The space shuttle Discovery has successfully docked with the International Space Station (ISS). Mission Commander Alan Poindexter finished the eight-minute link-up manoeuvre 215 miles (344km) over the Caribbean, Nasa said. The 13-day mission is one of the last before the shuttle programme ends later this year. The crew had to dock without the use of radar, because of the failure of a communications antenna. Nasa said that the crew had been trained to dock without radar and were able to use an "array of other navigation tools to precisely track the space station".
After docking at 0744 GMT, Commander Poindexter radioed: "Houston and station, capture confirmed."
The shuttle, which is carrying equipment and supplies for the ISS, blasted off on Monday from Kennedy Space Center in Florida. Its mission puts more women in orbit at one time than ever before. On board Discovery are Nasa astronauts Dottie Metcalf-Lindenburger and Stephanie Wilson and Japan Aerospace Exploration Agency (Jaxa) astronaut Naoko Yamazaki. They join Flight Engineer Tracy Caldwell Dyson, who is already aboard the ISS.
Naoko Yamazaki is the second Japanese woman in space. In Japan she is being called the "Mum Astronaut" , and her space flight has caused people back home to question the traditional roles of men and women .

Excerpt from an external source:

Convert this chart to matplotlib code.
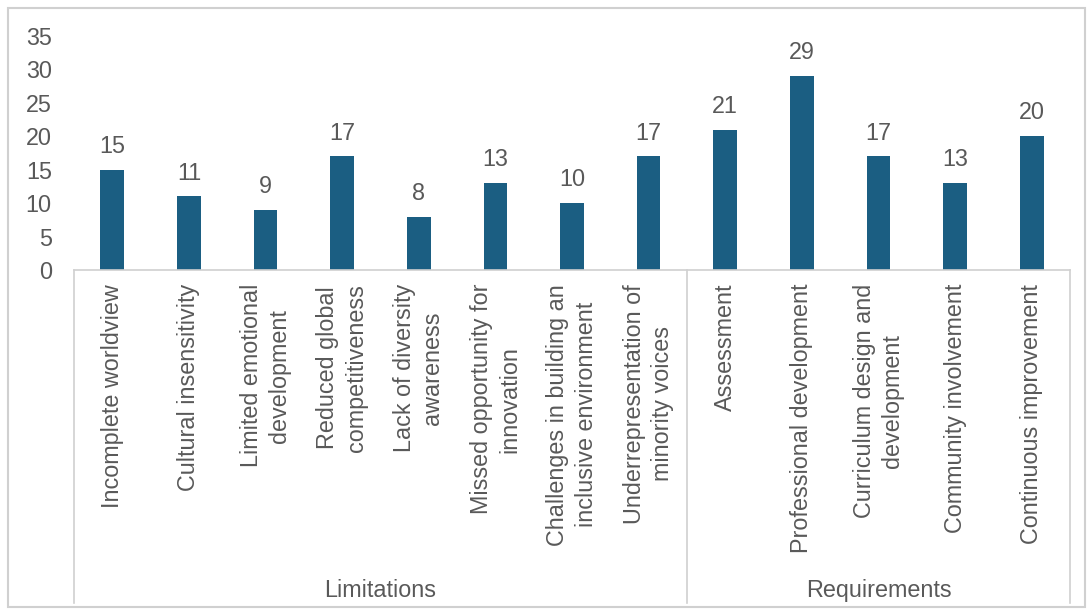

Discovery's seven-person crew then joined the six people aboard the space station to begin more than a week of work together. The astronauts are due to carry out three spacewalks, to make repairs on the station and retrieve an experiment that was
placed on the exterior of the Japanese laboratory, Kibo. Discovery is also carrying an exercise machine to study the effects of weightlessness on the body's musculoskeletal system.